They are three Members of Parliament in Europe who will be working alongside UNDP in Georgia next week to promote gender equality in political participation during a discussion with the country’s political leaders and civil society representatives.
As Georgia prepares for its general election in October this year, the issue of a particularly low representation of women in the national parliament (6.5 percent)is increasingly gaining a magnitude in the country.
The recent introduction of a financial incentive for political parties that include more women candidates in their party lists is a step in the right direction. Nevertheless, there is more to be done, and gender equality advocacy of the three male political leaders from the Netherlands, Poland and Portugal can only add value to this development.
I am thrilled to have the opportunity to spend two days with these three prominent, political gender equality advocates.
Political parties are key to the transformation of women’s right to participate in political life. Political parties are engaged not only in charting the policy agenda and formulating laws and policies but also recruiting and selecting candidates for elections.
Improvements in gender equality in public decision-making in countries in South-eastern and Central Europe and Central Asia have generally been slow and uneven: Out of 27 countries in the region, 16 countries don’t reach the global average of 19 percent representation in national parliaments with considerable variations, ranging from 6.5 percent to 32.5 percent.
While the equality in number represented in governance institutions is one of the many indicators of gender-responsiveness of governance institutions, it is nevertheless a significant indicator. Equality in voice and participation is a basic principle of democratic governance.

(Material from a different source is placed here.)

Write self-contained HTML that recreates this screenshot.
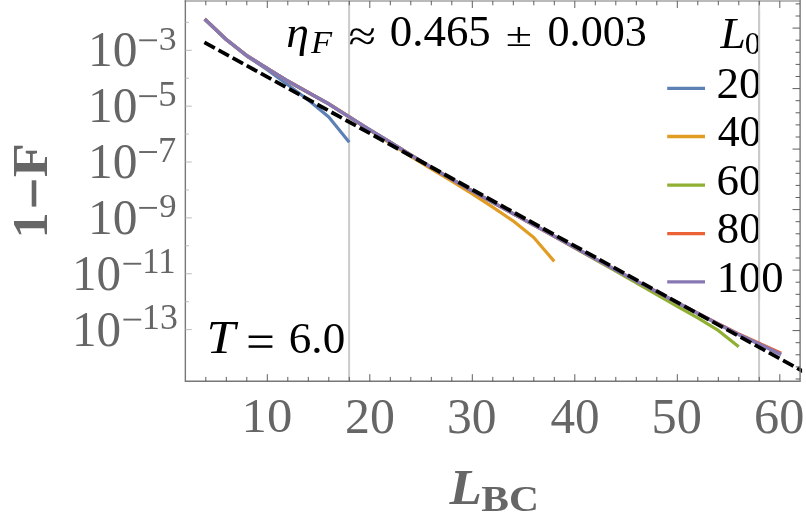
<!DOCTYPE html>
<html><head><meta charset="utf-8"><title>chart</title>
<style>
html,body{margin:0;padding:0;background:#fff;}
body{width:806px;height:520px;overflow:hidden;}
svg{display:block;will-change:transform;font-family:"Liberation Serif",serif;}
</style></head>
<body>
<svg width="806" height="520" viewBox="0 0 806 520">
<defs><clipPath id="clip"><rect x="185.3" y="0.9" width="616.8" height="380.4"/></clipPath></defs>
<rect width="806" height="520" fill="#ffffff"/>
<line x1="349.10" y1="0.9" x2="349.10" y2="381.3" stroke="#cacaca" stroke-width="2"/>
<line x1="759.10" y1="0.9" x2="759.10" y2="381.3" stroke="#cacaca" stroke-width="2"/>
<g clip-path="url(#clip)">
<polyline fill="none" stroke="#5e81b5" stroke-width="3.20" stroke-linejoin="round" points="204.70,19.40 226.25,39.80 246.75,56.10 267.25,69.60 287.75,84.80 308.25,100.00 328.75,117.10 349.25,142.20"/>
<polyline fill="none" stroke="#e19c24" stroke-width="3.20" stroke-linejoin="round" points="204.70,19.00 226.25,39.40 246.75,55.60 267.25,68.40 287.75,81.00 308.25,92.50 328.75,103.90 349.25,116.90 369.75,130.28 390.25,143.34 410.75,156.41 431.25,168.77 451.75,181.24 472.25,193.80 492.75,207.17 513.25,221.03 533.75,237.50 554.25,261.36"/>
<polyline fill="none" stroke="#8fb032" stroke-width="3.20" stroke-linejoin="round" points="204.70,19.00 226.25,39.40 246.75,55.60 267.25,68.40 287.75,81.00 308.25,92.50 328.75,103.90 349.25,116.90 369.75,129.78 390.25,142.24 410.75,154.91 431.25,167.27 451.75,179.24 472.25,191.00 492.75,202.47 513.25,213.73 533.75,224.90 554.25,236.46 574.75,248.03 595.25,259.59 615.75,271.16 636.25,282.82 656.75,294.59 677.25,306.25 697.75,317.92 718.25,330.48 738.75,346.65"/>
<polyline fill="none" stroke="#eb6235" stroke-width="3.20" stroke-linejoin="round" points="204.70,19.00 226.25,39.40 246.75,55.60 267.25,68.40 287.75,81.00 308.25,92.50 328.75,103.90 349.25,116.90 369.75,129.78 390.25,142.24 410.75,154.91 431.25,167.27 451.75,179.24 472.25,191.00 492.75,202.47 513.25,213.73 533.75,225.00 554.25,236.26 574.75,247.53 595.25,258.79 615.75,269.96 636.25,280.92 656.75,291.79 677.25,302.65 697.75,313.27 718.25,323.78 738.75,334.05 759.25,343.31 781.20,353.18"/>
<polyline fill="none" stroke="#8778b3" stroke-width="3.50" stroke-linejoin="round" points="204.70,19.00 226.25,39.40 246.75,55.60 267.25,68.40 287.75,81.00 308.25,92.50 328.75,103.90 349.25,116.90 369.75,129.78 390.25,142.24 410.75,154.91 431.25,167.27 451.75,179.24 472.25,191.00 492.75,202.47 513.25,213.73 533.75,225.00 554.25,236.26 574.75,247.53 595.25,258.79 615.75,269.96 636.25,280.92 656.75,291.79 677.25,302.65 697.75,313.42 718.25,324.08 738.75,334.55 759.25,344.11 781.20,354.58"/>
<line x1="204.4" y1="42.42" x2="812" y2="376.30" stroke="#000" stroke-width="3.8" stroke-dasharray="11.9 4.203"/>
</g>
<path d="M185.35 0.35V381.30H800.10V0.35" fill="none" stroke="#777777" stroke-width="1.4" stroke-linejoin="miter"/>
<line x1="184.65" x2="800.80" y1="0.95" y2="0.95" stroke="#777777" stroke-width="1.15"/>
<path d="M205.80 381.3v-4.4M205.80 0.9v4.4M226.30 381.3v-4.4M226.30 0.9v4.4M246.80 381.3v-4.4M246.80 0.9v4.4M267.30 381.3v-7.1M267.30 0.9v7.1M287.80 381.3v-4.4M287.80 0.9v4.4M308.30 381.3v-4.4M308.30 0.9v4.4M328.80 381.3v-4.4M328.80 0.9v4.4M349.30 381.3v-4.4M349.30 0.9v4.4M369.80 381.3v-7.1M369.80 0.9v7.1M390.30 381.3v-4.4M390.30 0.9v4.4M410.80 381.3v-4.4M410.80 0.9v4.4M431.30 381.3v-4.4M431.30 0.9v4.4M451.80 381.3v-4.4M451.80 0.9v4.4M472.30 381.3v-7.1M472.30 0.9v7.1M492.80 381.3v-4.4M492.80 0.9v4.4M513.30 381.3v-4.4M513.30 0.9v4.4M533.80 381.3v-4.4M533.80 0.9v4.4M554.30 381.3v-4.4M554.30 0.9v4.4M574.80 381.3v-7.1M574.80 0.9v7.1M595.30 381.3v-4.4M595.30 0.9v4.4M615.80 381.3v-4.4M615.80 0.9v4.4M636.30 381.3v-4.4M636.30 0.9v4.4M656.80 381.3v-4.4M656.80 0.9v4.4M677.30 381.3v-7.1M677.30 0.9v7.1M697.80 381.3v-4.4M697.80 0.9v4.4M718.30 381.3v-4.4M718.30 0.9v4.4M738.80 381.3v-4.4M738.80 0.9v4.4M759.30 381.3v-4.4M759.30 0.9v4.4M779.80 381.3v-7.1M779.80 0.9v7.1" stroke="#5e5e5e" stroke-width="1" fill="none"/>
<path d="M800.1 3.90h-4.5M800.1 16.00h-4.5M800.1 28.10h-7.6M800.1 40.20h-4.5M800.1 52.30h-4.5M800.1 64.40h-4.5M800.1 76.50h-4.5M800.1 88.60h-7.6M800.1 100.70h-4.5M800.1 112.80h-4.5M800.1 124.90h-4.5M800.1 137.00h-4.5M800.1 149.10h-7.6M800.1 161.20h-4.5M800.1 173.30h-4.5M800.1 185.40h-4.5M800.1 197.50h-4.5M800.1 209.60h-7.6M800.1 221.70h-4.5M800.1 233.80h-4.5M800.1 245.90h-4.5M800.1 258.00h-4.5M800.1 270.10h-7.6M800.1 282.20h-4.5M800.1 294.30h-4.5M800.1 306.40h-4.5M800.1 318.50h-4.5M800.1 330.60h-7.6M800.1 342.70h-4.5M800.1 354.80h-4.5M800.1 366.90h-4.5M800.1 379.00h-4.5" stroke="#5e5e5e" stroke-width="1" fill="none"/>
<path d="M185.3 22.37h3.5M185.3 50.30h6.5M185.3 78.23h3.5M185.3 106.16h6.5M185.3 134.09h3.5M185.3 162.02h6.5M185.3 189.95h3.5M185.3 217.88h6.5M185.3 245.81h3.5M185.3 273.74h6.5M185.3 301.67h3.5M185.3 329.60h6.5" stroke="#b4b4b4" stroke-width="0.9" fill="none"/>
<text transform="translate(88.06 66.20) scale(0.9668 1)" font-size="51.13" fill="#666666">10</text>
<line x1="139.2" x2="157" y1="40.30" y2="40.30" stroke="#666666" stroke-width="1.9"/>
<text transform="translate(158.69 49.86) scale(1.0376 1)" font-size="34.53" fill="#666666">3</text>
<text transform="translate(88.06 122.06) scale(0.9668 1)" font-size="51.13" fill="#666666">10</text>
<line x1="139.2" x2="157" y1="96.16" y2="96.16" stroke="#666666" stroke-width="1.9"/>
<text transform="translate(158.27 105.72) scale(1.0524 1)" font-size="34.91" fill="#666666">5</text>
<text transform="translate(88.06 177.92) scale(0.9668 1)" font-size="51.13" fill="#666666">10</text>
<line x1="139.2" x2="157" y1="152.02" y2="152.02" stroke="#666666" stroke-width="1.9"/>
<text transform="translate(157.99 161.92) scale(1.0307 1)" font-size="35.43" fill="#666666">7</text>
<text transform="translate(88.06 233.78) scale(0.9668 1)" font-size="51.13" fill="#666666">10</text>
<line x1="139.2" x2="157" y1="207.88" y2="207.88" stroke="#666666" stroke-width="1.9"/>
<text transform="translate(159.28 217.44) scale(1.0043 1)" font-size="34.53" fill="#666666">9</text>
<text transform="translate(71.98 289.64) scale(0.9623 1)" font-size="51.13" fill="#666666">10</text>
<line x1="123.4" x2="141.2" y1="263.74" y2="263.74" stroke="#666666" stroke-width="1.9"/>
<text transform="translate(142.16 273.04) scale(0.9810 1)" font-size="35.29" fill="#666666">11</text>
<text transform="translate(71.98 345.50) scale(0.9623 1)" font-size="51.13" fill="#666666">10</text>
<line x1="123.4" x2="141.2" y1="319.60" y2="319.60" stroke="#666666" stroke-width="1.9"/>
<text transform="translate(142.06 329.25) scale(1.0004 1)" font-size="35.72" fill="#666666">13</text>
<text transform="translate(241.55 432.32) scale(1.0240 1)" font-size="49.50" fill="#666666">10</text>
<text transform="translate(345.11 432.51) scale(0.9902 1)" font-size="50.38" fill="#666666">20</text>
<text transform="translate(447.03 432.51) scale(0.9836 1)" font-size="50.38" fill="#666666">30</text>
<text transform="translate(550.54 432.51) scale(0.9751 1)" font-size="50.38" fill="#666666">40</text>
<text transform="translate(651.57 432.51) scale(0.9992 1)" font-size="50.38" fill="#666666">50</text>
<text transform="translate(754.04 432.51) scale(0.9978 1)" font-size="50.38" fill="#666666">60</text>
<g transform="translate(46.8 234.3) rotate(-90)">
<text transform="translate(-4.20 0.00) scale(1.0487 1)" font-size="49.99" font-weight="bold" fill="#666666">1</text>
<rect x="27.7" y="-15.1" width="26.3" height="4.6" fill="#666666"/>
<text transform="translate(57.15 0.00) scale(1.1086 1)" font-size="50.40" font-weight="bold" fill="#666666">F</text>
</g>
<text transform="translate(449.59 503.70) scale(1.0619 1)" font-size="49.94" font-weight="bold" font-style="italic" fill="#666666">L</text>
<text transform="translate(481.31 510.55) scale(1.1666 1)" font-size="35.57" font-weight="bold" fill="#666666">BC</text>
<text transform="translate(286.17 46.51) scale(1.0528 1)" font-size="43.53" font-style="italic" fill="#000000">η</text>
<text transform="translate(311.09 53.30) scale(1.1156 1)" font-size="31.00" font-style="italic" fill="#000000">F</text>
<text transform="translate(348.41 51.17) scale(1.1354 1)" font-size="44.00" fill="#000000">≈</text>
<text transform="translate(389.79 46.47) scale(1.0102 1)" font-size="44.46" fill="#000000">0.465</text>
<text transform="translate(505.71 45.90) scale(1.4101 1)" font-size="33.99" fill="#000000">±</text>
<text transform="translate(547.52 46.47) scale(0.9936 1)" font-size="44.46" fill="#000000">0.003</text>
<text transform="translate(206.52 353.30) scale(1.1350 1)" font-size="45.51" font-style="italic" fill="#000000">T</text>
<rect x="248.6" y="335.5" width="23.8" height="2.5" fill="#000"/><rect x="248.6" y="345.3" width="23.8" height="2.5" fill="#000"/>
<text transform="translate(288.76 353.36) scale(0.9993 1)" font-size="45.20" fill="#000000">6.0</text>
<text transform="translate(720.53 47.50) scale(1.0106 1)" font-size="45.05" font-style="italic" fill="#000000">L</text>
<text transform="translate(744.78 53.50) scale(1.0410 1)" font-size="30.82" fill="#000000">0</text>
<line x1="667.2" x2="705.0" y1="88.4" y2="88.4" stroke="#5e81b5" stroke-width="3.3"/>
<text transform="translate(716.52 98.16) scale(0.9978 1)" font-size="45.20" fill="#000000">20</text>
<line x1="667.2" x2="705.0" y1="136.5" y2="136.5" stroke="#e19c24" stroke-width="3.3"/>
<text transform="translate(717.64 146.26) scale(0.9720 1)" font-size="45.20" fill="#000000">40</text>
<line x1="667.2" x2="705.0" y1="185.2" y2="185.2" stroke="#8fb032" stroke-width="3.3"/>
<text transform="translate(716.56 194.96) scale(0.9968 1)" font-size="45.20" fill="#000000">60</text>
<line x1="667.2" x2="705.0" y1="233.6" y2="233.6" stroke="#eb6235" stroke-width="3.3"/>
<text transform="translate(716.79 243.36) scale(0.9915 1)" font-size="45.20" fill="#000000">80</text>
<line x1="667.2" x2="705.0" y1="281.8" y2="281.8" stroke="#8778b3" stroke-width="3.3"/>
<text transform="translate(716.67 291.56) scale(0.9887 1)" font-size="45.20" fill="#000000">100</text>
<line x1="759.10" y1="10" x2="759.10" y2="300" stroke="#cacaca" stroke-width="2"/>
</svg>
</body></html>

The UNDP report Empowering Women for Stronger Political Parties promotes partnering with men as a ticket for improving gender balance in decision-making bodies as well as the creation of an environment of inclusive and gender-responsive political processes.
While we know that each country has to design a context-specific strategy to improve gender balance in decision-making bodies, learning from the first-hand experiences of male gender equality champions from the three neighbouring countries should have an impact on Georgian context.
Moreover, next week’s events in Tbilisi will certainly pave the way for a stronger and more committed network of men and women political leaders in the region.
This can only be good news for the region whose average representation of women in national parliament has been lagging behind the global average for so long.
Can you share some other examples of men who advocate for equality between men and women?